(Figure scripts)
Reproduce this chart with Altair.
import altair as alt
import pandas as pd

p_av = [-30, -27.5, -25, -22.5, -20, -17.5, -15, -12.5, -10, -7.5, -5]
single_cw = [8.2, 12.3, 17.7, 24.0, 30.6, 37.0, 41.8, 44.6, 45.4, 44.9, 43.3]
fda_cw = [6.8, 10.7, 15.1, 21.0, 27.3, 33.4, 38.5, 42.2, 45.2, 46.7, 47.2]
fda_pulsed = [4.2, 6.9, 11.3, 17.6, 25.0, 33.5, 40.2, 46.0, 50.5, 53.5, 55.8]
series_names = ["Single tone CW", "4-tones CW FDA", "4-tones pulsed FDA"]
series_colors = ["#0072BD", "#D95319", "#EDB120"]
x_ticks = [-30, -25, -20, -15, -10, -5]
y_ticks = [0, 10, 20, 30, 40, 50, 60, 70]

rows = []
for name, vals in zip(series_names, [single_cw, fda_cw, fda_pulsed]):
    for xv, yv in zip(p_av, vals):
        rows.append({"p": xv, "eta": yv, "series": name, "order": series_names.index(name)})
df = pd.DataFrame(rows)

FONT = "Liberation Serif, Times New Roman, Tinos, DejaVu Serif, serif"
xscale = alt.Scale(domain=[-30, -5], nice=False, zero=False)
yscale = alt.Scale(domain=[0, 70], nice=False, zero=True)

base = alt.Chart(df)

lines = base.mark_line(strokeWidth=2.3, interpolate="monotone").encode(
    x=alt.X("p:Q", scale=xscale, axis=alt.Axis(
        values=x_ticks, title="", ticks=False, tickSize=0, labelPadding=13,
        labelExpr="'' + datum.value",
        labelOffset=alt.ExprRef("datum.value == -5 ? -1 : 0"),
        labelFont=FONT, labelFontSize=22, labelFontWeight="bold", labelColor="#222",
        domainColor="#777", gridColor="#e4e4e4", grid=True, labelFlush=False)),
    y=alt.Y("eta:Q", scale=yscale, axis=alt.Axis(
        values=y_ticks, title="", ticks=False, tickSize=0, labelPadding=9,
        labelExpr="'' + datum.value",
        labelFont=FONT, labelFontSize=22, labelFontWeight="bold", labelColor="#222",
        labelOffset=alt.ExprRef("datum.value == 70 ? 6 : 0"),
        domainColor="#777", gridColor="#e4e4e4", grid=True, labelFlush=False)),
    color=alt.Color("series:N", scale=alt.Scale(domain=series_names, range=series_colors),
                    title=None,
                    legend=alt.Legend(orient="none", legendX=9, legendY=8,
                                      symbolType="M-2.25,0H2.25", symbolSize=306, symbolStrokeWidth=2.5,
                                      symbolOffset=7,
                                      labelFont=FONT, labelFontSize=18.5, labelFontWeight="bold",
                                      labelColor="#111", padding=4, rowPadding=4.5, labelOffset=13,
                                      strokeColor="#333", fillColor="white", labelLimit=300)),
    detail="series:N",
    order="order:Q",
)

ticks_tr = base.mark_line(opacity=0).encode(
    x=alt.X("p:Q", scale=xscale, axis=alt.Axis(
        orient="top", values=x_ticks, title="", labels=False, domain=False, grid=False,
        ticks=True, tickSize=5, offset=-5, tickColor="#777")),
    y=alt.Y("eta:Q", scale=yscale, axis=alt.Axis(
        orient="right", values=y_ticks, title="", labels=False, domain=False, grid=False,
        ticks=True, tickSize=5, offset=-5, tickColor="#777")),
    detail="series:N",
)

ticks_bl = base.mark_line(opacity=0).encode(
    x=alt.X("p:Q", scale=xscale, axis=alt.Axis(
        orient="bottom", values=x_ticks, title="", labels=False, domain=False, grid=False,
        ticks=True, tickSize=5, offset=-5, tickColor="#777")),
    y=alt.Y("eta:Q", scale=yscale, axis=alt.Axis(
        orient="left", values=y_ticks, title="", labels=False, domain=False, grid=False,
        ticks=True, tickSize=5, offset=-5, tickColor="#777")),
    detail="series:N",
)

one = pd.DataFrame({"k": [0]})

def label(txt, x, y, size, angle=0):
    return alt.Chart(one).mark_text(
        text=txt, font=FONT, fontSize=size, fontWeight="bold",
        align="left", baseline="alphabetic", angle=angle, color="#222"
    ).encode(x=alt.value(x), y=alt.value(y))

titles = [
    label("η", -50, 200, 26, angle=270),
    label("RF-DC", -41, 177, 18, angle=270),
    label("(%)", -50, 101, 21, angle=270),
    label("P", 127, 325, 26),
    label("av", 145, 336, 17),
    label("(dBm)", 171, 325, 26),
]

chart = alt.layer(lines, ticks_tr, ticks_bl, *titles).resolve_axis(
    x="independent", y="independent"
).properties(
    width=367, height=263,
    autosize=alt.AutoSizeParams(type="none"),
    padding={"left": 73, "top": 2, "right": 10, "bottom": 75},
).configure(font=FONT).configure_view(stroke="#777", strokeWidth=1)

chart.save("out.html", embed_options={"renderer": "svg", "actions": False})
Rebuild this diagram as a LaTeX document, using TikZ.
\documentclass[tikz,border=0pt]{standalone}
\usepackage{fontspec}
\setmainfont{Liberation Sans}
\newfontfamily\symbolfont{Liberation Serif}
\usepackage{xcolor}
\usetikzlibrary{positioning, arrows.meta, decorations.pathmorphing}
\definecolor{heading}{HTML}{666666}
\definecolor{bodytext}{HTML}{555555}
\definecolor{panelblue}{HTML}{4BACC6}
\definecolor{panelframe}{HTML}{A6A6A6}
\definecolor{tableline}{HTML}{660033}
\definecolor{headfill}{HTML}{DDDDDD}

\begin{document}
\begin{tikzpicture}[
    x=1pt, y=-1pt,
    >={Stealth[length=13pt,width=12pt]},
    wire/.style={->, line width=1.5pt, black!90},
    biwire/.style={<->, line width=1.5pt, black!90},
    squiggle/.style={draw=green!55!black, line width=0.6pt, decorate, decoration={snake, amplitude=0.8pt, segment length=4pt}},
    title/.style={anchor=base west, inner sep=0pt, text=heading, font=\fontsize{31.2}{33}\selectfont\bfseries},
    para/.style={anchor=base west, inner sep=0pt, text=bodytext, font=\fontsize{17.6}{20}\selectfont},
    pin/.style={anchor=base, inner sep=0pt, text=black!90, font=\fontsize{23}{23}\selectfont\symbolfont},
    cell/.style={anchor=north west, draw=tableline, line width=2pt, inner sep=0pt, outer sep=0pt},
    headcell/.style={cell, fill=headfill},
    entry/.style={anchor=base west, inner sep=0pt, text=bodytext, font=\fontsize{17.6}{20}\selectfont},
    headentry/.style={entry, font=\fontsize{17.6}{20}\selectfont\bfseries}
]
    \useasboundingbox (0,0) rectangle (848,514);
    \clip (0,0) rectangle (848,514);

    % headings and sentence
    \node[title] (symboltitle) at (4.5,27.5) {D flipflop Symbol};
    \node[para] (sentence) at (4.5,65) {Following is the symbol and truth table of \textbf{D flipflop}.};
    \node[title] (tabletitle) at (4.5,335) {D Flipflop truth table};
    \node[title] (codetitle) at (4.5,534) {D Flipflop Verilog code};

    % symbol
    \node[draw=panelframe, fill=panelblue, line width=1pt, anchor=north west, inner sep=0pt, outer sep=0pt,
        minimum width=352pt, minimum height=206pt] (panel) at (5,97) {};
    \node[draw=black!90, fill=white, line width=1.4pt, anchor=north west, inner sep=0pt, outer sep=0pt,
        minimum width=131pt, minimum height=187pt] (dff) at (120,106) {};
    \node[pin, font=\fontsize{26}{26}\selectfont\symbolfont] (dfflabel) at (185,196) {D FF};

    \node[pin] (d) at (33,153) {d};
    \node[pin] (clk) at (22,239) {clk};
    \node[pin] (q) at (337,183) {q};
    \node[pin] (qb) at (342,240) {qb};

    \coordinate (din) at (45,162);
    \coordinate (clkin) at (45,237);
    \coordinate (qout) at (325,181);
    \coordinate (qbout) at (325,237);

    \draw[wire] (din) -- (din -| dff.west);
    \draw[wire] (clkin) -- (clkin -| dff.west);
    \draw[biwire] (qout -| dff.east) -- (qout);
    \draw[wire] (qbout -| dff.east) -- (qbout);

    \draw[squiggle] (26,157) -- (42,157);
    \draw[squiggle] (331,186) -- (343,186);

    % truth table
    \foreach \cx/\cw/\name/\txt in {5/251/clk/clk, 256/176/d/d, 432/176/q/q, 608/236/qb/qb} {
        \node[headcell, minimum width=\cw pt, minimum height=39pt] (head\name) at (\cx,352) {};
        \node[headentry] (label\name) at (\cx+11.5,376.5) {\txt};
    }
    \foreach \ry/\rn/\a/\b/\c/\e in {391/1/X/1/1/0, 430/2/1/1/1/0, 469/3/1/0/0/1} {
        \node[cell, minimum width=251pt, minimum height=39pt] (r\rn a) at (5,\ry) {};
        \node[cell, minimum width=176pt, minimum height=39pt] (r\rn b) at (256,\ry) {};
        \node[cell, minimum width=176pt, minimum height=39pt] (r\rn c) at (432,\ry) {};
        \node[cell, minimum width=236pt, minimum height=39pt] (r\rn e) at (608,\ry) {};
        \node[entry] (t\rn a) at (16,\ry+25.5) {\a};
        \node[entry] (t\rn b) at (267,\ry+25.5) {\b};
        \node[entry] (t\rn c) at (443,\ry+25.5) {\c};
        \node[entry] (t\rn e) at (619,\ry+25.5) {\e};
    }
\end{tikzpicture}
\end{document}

Task instructions = Extract exactly the leading lines of the data, stopping at and including the line with "import pandas as pd".

Expected output =
Reproduce this chart with Altair.
import altair as alt
import pandas as pd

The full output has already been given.